The British Columbia government agreed to lease or sell 700 hectares (1,730 acres) of land to the Haisla First Nation to help speed development of a liquefied natural gas terminal.
The agreement gives the Haisla, an indigenous Canadian group, access to waterfront land in an area where other LNG export terminals have been proposed, the government said in statement today. The Haisla are partners in one of the province’s LNG export projects and have rented out some of their land for another terminal.
The deal “has the potential to fast-track a major LNG facility in the Kitimat area,” Ida Chong, the province’s minister of aboriginal relations and reconciliation, said at a press conference in Vancouver. It also encourages the participation of the Haisla in LNG development.
The government sees as many as seven LNG export projects in British Columbia, with the first built as soon as 2015, said Rich Coleman, the provincial Minister of Energy, Mines and Natural Gas.
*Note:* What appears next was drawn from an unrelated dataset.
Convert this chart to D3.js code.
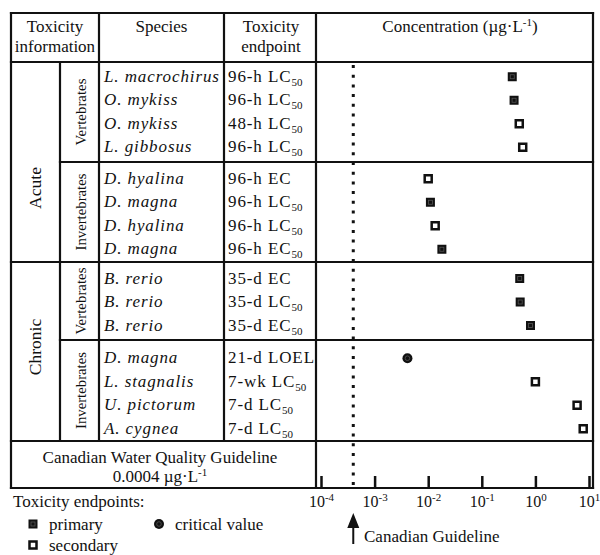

British Columbia is seeking ways to liquefy and export its gas via tankers to Asian markets, where prices are higher than in North America.
Apache Corp. (APA), Encana Corp. (ECA) and Royal Dutch Shell Plc (RDSA) are among the companies that have proposed gas export terminals in British Columbia, which holds an estimated 200 trillion cubic feet of the fuel in shale formations.
The Haisla will pay the provincial government “market value” rent for the land, near their reserve, Chong said. A purchase price would be negotiated later, she said.
The group currently has a 50 percent stake in the proposed Douglas Channel Energy Partnership with LNG Partners LLC, a closely held Houston-based company. The Douglas Channel project includes a barge-based liquefaction plant near Kitimat, British Columbia, that would convert about 125 million standard cubic feet of gas a day.
The Haisla already have an agreement to lease land to Apache, which is considering building the Kitimat LNG project with its partners Encana and EOG Resources Inc. (EOG) Under today’s agreement, the group may offer access to the additional land to Apache, Shell or other LNG developers, said Ellis Ross, Haisla Chief Councilor.
Apache’s project may beat rivals including Shell to become the first to export LNG from Canada’s Pacific Coast by 2016, British Columbia Premier Christy Clark said on Sept. 12. The company said in June first production from Kitimat may be in 2017.
Asian gas consumers are paying at least five times as much as buyers in North America for gas, Coleman said.
“Right now, Japan is most interested in receiving more exports of liquefied natural gas,” Chong said. “South Korea is also interested and we’ve also heard China and India are two large emerging markets.”